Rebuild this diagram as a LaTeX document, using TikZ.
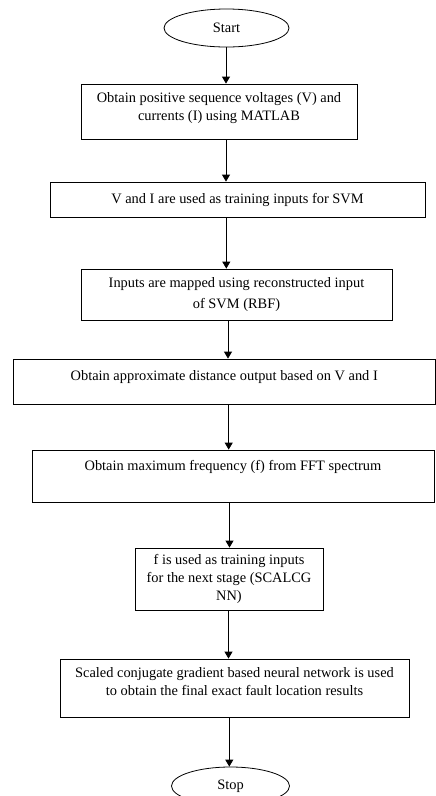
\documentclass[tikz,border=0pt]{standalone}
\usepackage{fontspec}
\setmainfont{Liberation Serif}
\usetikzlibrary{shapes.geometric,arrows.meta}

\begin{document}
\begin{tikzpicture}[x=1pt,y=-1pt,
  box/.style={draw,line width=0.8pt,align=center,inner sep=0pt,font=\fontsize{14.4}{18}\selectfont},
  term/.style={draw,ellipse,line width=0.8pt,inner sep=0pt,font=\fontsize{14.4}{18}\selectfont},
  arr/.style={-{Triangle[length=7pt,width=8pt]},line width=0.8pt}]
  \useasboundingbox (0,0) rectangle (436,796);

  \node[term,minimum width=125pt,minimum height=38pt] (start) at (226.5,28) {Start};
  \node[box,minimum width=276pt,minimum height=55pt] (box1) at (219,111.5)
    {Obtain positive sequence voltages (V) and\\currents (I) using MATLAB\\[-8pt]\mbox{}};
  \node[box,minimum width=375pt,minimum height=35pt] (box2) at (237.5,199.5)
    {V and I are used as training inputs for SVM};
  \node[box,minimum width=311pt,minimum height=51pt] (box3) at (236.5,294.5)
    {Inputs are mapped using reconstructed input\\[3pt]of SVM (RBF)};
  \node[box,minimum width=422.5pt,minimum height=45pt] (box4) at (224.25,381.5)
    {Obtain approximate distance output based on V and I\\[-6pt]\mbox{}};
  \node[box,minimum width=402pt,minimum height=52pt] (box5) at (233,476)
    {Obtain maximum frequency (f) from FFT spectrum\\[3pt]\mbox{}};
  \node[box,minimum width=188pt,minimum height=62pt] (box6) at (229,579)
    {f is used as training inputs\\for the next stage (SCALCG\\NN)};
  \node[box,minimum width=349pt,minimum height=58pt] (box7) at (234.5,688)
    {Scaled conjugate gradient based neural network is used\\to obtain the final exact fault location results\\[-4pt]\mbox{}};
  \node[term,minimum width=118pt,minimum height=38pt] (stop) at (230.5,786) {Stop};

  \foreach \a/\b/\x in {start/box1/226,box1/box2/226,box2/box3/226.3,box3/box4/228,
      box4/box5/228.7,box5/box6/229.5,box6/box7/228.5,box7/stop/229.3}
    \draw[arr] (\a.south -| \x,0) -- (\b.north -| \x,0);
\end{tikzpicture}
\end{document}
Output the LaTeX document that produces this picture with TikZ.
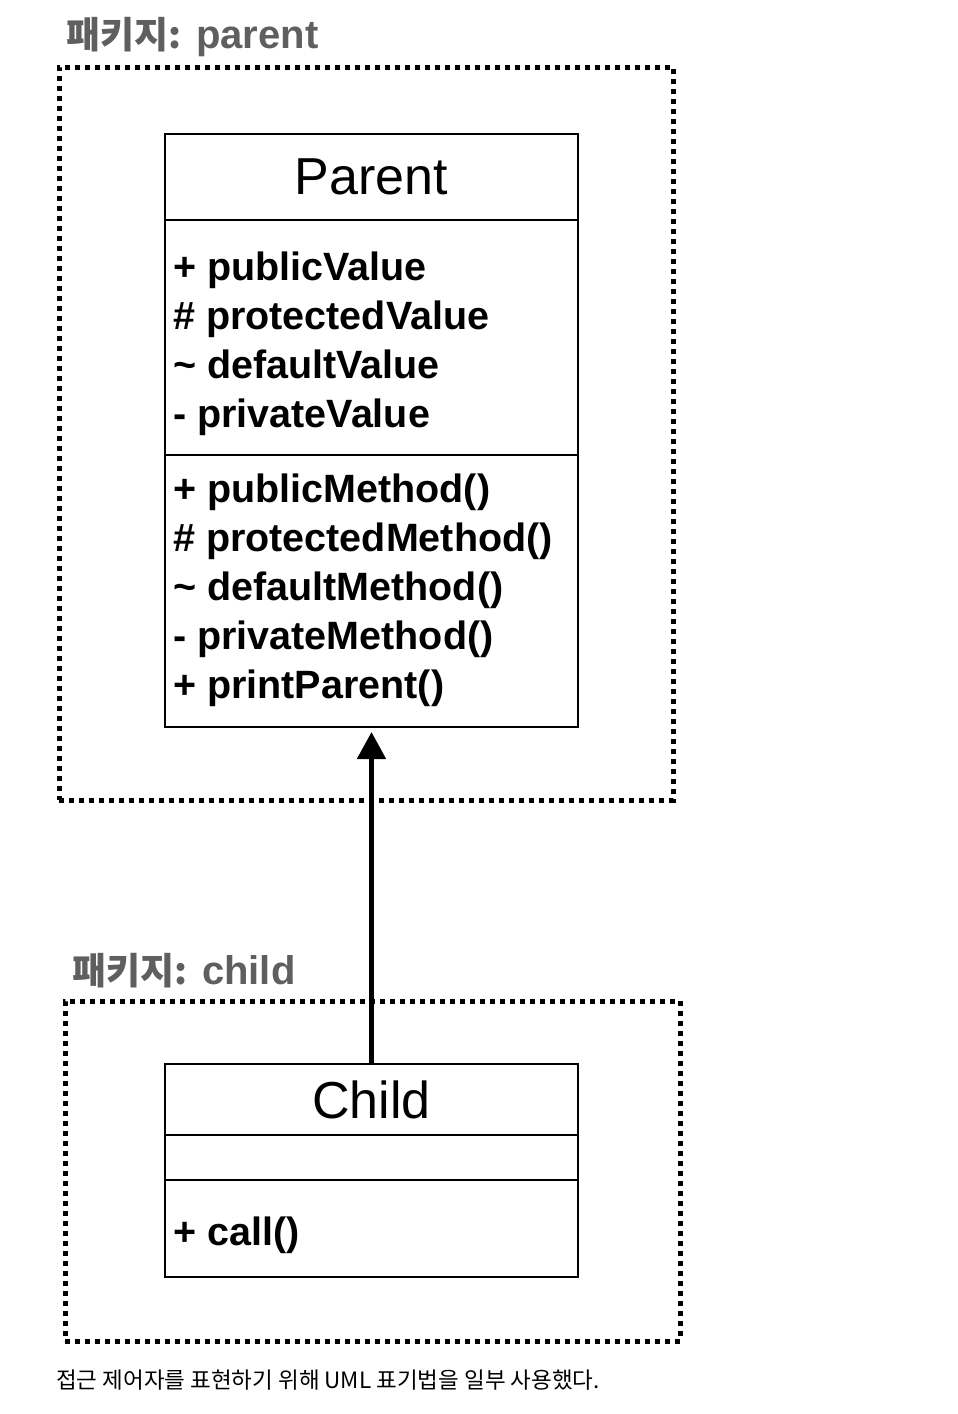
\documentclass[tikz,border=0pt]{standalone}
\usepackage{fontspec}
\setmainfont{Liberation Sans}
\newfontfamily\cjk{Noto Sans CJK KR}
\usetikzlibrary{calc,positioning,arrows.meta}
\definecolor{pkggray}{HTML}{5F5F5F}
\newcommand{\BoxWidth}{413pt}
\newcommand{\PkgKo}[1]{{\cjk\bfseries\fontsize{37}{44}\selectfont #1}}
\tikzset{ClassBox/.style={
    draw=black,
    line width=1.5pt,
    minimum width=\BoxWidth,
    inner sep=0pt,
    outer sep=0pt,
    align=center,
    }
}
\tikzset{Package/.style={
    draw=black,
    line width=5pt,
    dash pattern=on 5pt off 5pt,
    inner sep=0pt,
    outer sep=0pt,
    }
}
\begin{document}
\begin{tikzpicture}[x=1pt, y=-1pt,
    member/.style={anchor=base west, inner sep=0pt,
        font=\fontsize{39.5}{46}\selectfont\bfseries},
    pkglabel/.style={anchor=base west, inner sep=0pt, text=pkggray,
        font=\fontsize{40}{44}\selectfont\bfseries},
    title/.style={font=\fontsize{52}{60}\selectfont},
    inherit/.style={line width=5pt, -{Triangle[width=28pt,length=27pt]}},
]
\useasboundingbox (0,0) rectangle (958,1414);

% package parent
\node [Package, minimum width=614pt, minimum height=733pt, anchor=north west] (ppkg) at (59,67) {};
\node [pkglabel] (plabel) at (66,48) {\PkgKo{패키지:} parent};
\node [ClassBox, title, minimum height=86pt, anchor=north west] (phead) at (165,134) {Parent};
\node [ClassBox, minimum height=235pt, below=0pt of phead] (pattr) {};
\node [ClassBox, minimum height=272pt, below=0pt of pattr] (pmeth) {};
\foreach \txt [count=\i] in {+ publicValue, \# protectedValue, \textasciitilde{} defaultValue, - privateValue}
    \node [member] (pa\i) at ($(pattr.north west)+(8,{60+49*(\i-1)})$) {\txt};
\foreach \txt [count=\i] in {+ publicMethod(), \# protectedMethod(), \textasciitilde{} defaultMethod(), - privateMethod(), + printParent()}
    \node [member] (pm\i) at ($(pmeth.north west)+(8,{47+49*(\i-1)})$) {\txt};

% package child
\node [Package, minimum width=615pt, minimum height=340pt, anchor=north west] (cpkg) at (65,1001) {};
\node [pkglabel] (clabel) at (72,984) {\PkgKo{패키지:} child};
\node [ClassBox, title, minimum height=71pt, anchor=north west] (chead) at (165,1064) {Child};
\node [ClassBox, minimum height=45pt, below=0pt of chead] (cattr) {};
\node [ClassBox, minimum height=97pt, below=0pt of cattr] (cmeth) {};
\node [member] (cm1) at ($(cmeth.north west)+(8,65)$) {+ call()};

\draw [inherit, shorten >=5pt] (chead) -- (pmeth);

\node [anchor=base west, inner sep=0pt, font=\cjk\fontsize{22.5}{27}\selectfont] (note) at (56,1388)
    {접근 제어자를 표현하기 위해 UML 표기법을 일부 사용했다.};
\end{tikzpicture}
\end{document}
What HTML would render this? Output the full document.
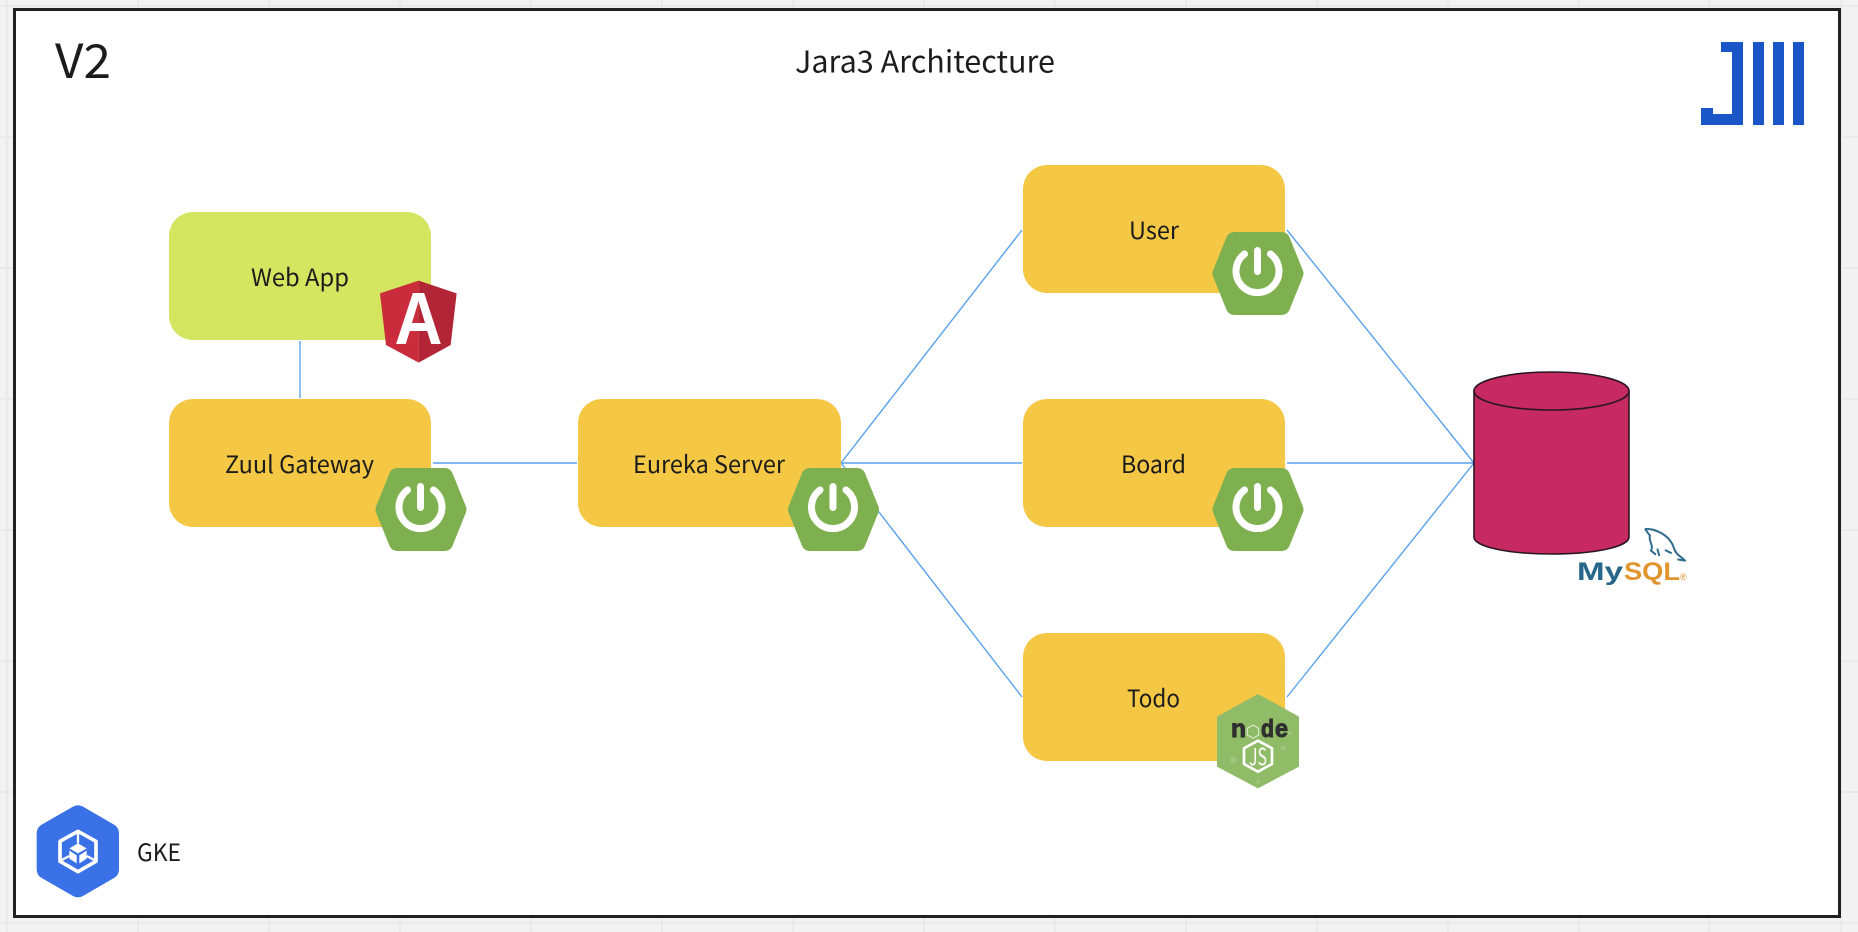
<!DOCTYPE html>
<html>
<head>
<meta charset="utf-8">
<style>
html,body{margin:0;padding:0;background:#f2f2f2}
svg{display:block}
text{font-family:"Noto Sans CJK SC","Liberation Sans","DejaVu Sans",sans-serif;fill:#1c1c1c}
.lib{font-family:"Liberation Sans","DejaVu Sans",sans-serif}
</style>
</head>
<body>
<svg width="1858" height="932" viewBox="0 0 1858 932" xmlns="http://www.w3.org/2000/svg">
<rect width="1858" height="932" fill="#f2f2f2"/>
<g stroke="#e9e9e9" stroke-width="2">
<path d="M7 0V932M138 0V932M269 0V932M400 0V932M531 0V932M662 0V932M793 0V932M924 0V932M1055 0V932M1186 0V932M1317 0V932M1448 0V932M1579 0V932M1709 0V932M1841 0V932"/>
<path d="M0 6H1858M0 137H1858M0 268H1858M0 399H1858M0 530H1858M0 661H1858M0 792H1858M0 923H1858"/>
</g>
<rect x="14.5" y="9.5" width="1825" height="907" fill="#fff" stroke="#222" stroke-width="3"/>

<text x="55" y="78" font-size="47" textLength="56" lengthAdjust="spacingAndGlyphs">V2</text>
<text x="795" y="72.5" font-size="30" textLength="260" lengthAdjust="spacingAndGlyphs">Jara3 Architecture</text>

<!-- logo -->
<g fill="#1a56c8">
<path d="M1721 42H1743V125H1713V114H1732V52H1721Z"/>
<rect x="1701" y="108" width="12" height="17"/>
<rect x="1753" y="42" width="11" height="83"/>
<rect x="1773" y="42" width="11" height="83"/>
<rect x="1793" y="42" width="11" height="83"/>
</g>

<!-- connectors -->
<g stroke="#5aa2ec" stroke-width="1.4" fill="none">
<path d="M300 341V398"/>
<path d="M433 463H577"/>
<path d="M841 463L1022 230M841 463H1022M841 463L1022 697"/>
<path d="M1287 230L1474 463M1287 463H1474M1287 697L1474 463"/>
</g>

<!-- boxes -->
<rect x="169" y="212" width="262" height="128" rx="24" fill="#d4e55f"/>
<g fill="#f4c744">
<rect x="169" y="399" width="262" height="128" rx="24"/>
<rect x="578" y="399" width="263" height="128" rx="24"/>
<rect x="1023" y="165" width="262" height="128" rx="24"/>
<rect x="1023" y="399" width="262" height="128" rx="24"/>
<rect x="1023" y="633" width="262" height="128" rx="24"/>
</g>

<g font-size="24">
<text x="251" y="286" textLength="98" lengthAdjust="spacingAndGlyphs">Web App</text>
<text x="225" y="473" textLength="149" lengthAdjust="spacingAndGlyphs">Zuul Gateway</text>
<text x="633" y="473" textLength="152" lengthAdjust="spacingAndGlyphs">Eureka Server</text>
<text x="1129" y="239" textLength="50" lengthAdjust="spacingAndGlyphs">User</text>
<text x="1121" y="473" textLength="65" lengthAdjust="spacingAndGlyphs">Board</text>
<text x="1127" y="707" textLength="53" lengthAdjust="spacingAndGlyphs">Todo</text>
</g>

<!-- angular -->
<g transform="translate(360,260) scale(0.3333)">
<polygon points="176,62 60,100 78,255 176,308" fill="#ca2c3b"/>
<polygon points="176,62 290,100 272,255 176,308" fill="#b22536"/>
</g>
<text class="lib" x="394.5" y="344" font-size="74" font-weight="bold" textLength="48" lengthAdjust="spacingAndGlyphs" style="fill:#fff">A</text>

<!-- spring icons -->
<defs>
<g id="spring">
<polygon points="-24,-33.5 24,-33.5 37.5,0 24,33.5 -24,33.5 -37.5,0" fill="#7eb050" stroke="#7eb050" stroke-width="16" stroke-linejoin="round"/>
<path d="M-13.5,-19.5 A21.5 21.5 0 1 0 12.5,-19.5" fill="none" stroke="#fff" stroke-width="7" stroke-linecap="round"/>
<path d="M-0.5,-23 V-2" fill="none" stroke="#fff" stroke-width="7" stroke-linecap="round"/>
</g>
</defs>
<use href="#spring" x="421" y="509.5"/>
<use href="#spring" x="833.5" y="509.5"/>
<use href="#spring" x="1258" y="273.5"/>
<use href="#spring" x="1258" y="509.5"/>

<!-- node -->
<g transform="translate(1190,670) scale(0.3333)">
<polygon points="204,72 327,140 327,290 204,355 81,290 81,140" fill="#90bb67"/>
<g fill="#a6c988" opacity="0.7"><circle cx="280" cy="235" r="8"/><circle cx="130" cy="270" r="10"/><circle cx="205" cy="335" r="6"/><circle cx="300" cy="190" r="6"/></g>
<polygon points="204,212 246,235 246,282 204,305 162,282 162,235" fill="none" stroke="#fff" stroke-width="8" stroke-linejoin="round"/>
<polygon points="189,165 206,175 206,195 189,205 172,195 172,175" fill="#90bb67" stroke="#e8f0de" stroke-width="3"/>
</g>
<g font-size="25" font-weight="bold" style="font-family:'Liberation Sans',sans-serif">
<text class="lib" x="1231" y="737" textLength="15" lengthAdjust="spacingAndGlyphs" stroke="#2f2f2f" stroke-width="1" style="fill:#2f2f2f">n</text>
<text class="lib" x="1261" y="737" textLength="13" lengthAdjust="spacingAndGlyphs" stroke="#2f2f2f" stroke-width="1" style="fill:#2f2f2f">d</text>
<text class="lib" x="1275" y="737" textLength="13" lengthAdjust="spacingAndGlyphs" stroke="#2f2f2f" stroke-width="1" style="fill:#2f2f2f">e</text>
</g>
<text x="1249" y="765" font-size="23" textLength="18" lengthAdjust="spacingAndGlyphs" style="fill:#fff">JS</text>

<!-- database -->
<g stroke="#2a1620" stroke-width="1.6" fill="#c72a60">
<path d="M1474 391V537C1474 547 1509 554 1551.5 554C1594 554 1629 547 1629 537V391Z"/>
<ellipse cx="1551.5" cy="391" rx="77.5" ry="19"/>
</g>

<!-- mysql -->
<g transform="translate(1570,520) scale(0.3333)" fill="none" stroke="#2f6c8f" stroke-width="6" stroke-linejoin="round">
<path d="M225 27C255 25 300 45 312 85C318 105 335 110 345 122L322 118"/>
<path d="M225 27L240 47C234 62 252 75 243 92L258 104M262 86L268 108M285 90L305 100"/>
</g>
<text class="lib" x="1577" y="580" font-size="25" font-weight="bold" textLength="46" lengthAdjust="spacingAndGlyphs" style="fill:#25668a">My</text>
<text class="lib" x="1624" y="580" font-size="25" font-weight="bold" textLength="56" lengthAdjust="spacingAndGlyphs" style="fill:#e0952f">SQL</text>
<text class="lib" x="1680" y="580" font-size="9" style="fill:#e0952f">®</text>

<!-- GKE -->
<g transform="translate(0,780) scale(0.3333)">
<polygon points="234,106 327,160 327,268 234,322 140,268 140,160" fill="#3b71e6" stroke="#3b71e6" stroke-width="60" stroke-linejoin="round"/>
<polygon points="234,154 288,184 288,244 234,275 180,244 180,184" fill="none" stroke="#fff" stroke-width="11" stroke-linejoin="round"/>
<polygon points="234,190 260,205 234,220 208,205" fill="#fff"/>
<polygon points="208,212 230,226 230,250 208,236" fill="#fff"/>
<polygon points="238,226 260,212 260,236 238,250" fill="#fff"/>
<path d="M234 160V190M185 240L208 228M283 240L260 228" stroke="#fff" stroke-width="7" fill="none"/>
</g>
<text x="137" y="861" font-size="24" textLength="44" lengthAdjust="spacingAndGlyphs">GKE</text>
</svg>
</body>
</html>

_WHAT IS EXPECTED_
Search the data for the string "LaTeX" and copy each line where it appears.

_EXERCISE RESPONSE_
Rebuild this diagram as a LaTeX document, using TikZ.
Output the LaTeX document that produces this picture with TikZ.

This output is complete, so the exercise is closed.